With Cascading, Concurrent is ideally situated to help customers minimize the risk of making the wrong tradeoff. The Cascading product does this by presenting a layer of abstraction between the application developer and the complex Hadoop APIs. The product–which is free and being downloaded 150,000 times per month–allows developers to write their business logic once using the simpler Cascading APIs (available for Java, Python, Scala, and other languages), and deploy the application using whichever Hadoop data fabric meets their needs.

For the last six months, Wensel has been working on the heart of Cascading, the customizable query planner, to enable it to support Apache Tez. It was a very big job, and Wensel did much of this work in collaboration with Hortonworks, which is particularly bullish on the prospects of Tez as a replacement for MapReduce. The result of that collaboration is now available in Cascading 3.0.

According to Wensel, it’s all about giving customers the flexibility to pick the Hadoop fabric that best fits their needs. “We’re seeing Tez and other technologies that are slightly more complex [than MapReduce], but give you more degrees of freedom to do more interesting things at the computation level,” he says.

Tez represents a “massive improvement” in the Hadoop model, and Wensel is excited to see how users will respond to support for Tez, which should provide an immediate performance boost upwards of 50 percent compared to MapReduce.

What’s more, Cascading will also allow users to dial up the performance even higher if they want, but perhaps take on more risk of the code falling and breaking. “We can give you a conservative rule engine, for Tez, but as Tez matures, we can give you a more aggressive rule engine,” Wensel says. “If you want turn it up to 11, go for it, but it might blow out your speakers.”

Next up on Wensel’s plate are Apache Spark and Storm. The company today also announced a partnership with Databricks, the company behind Apache Spark. Wensel and company will set out this summer to enable Cascading apps to utilize Spark within Hadoop. Some of the work he did on supporting Tez will carry over to Spark, or at least make it somewhat easier to support, he says.

While Spark seems to have a lot of momentum at the moment, Wensel still sees a bit of risk with Spark still, and doesn’t seem entirely sold on it. “People want to try Spark. We get it,” he says. “People want us to port Cascading to Spark so they can see if it’s better. I don’t know anybody in production with Spark, but I don’t know anybody in production on Tez either.” The timeframe? “We’re definitely going to get to that as quickly as we can,” he says. “We hope to get to it this summer.”

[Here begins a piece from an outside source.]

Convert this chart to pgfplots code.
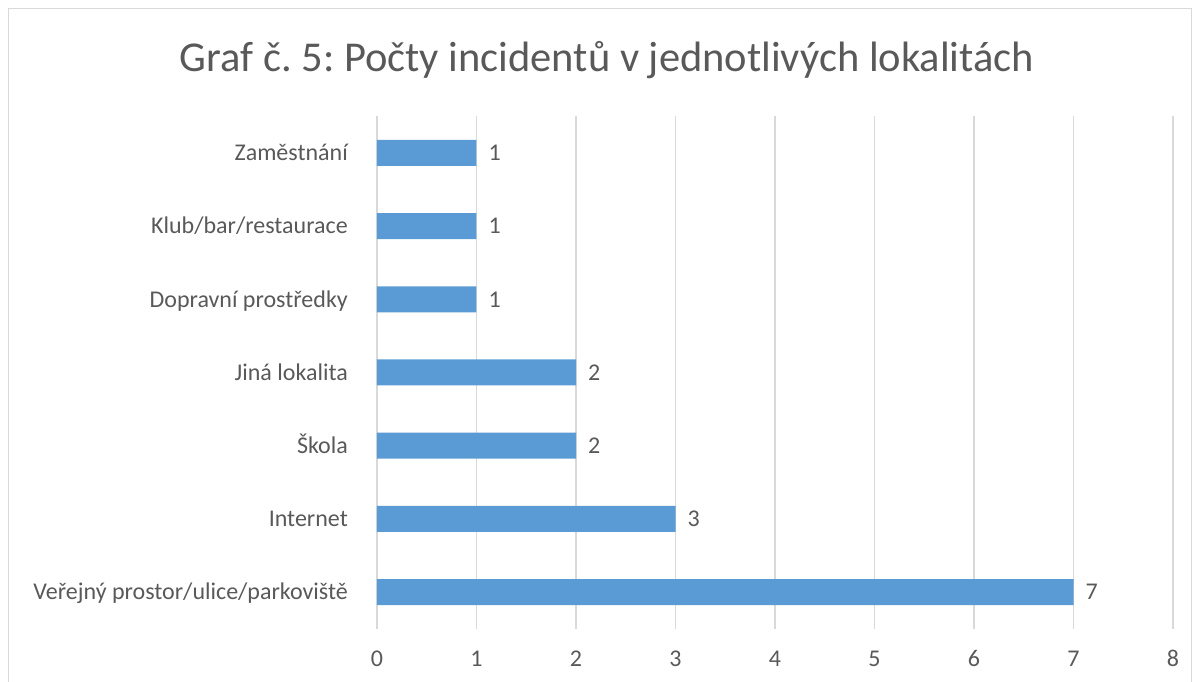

The way Wensel sees it, nobody can predict what technology is going to win in the end. It could be Tez, or it could be Apache Spark. “What you don’t want is the risk of learning a new API or a language on a new API just to get the tradeoff to realize the tradeoff was a bad one,” he says. “What did you do? Spend six months figuring out that was a huge mistake.”

It’s all about weighing the tradeoffs, and allowing people to experiment with the various Hadoop fabrics to find out what works best for them and avoid those million-dollar mistakes. By allowing people to experiment with Tez, Spark, and MapReduce, Cascading will let developers make apples to apples comparisons among the various “Baby Bear, Mama Bear, and Papa Bear technologies,” as the colorful Wensel puts it.

“If Spark doesn’t scale, then they’ll go to Tez. But Tez might be slower,” Wensel says. “If they have a smaller application that doesn’t [need to] scale, maybe they could leave that on Spark. But they can make these decisions without having to rewrite their applications. If they’re okay with 2 percent of their jobs failing, then maybe they’ll pick a different technology that’s faster, but maybe it will fail more frequently. If they never can have it ever fail and they just need predictability, they may stick with [Papa Bear] MapReduce because it’s extremely stable and mature. People want to be able to make these choices. They don’t want just one technology.” Amen to that.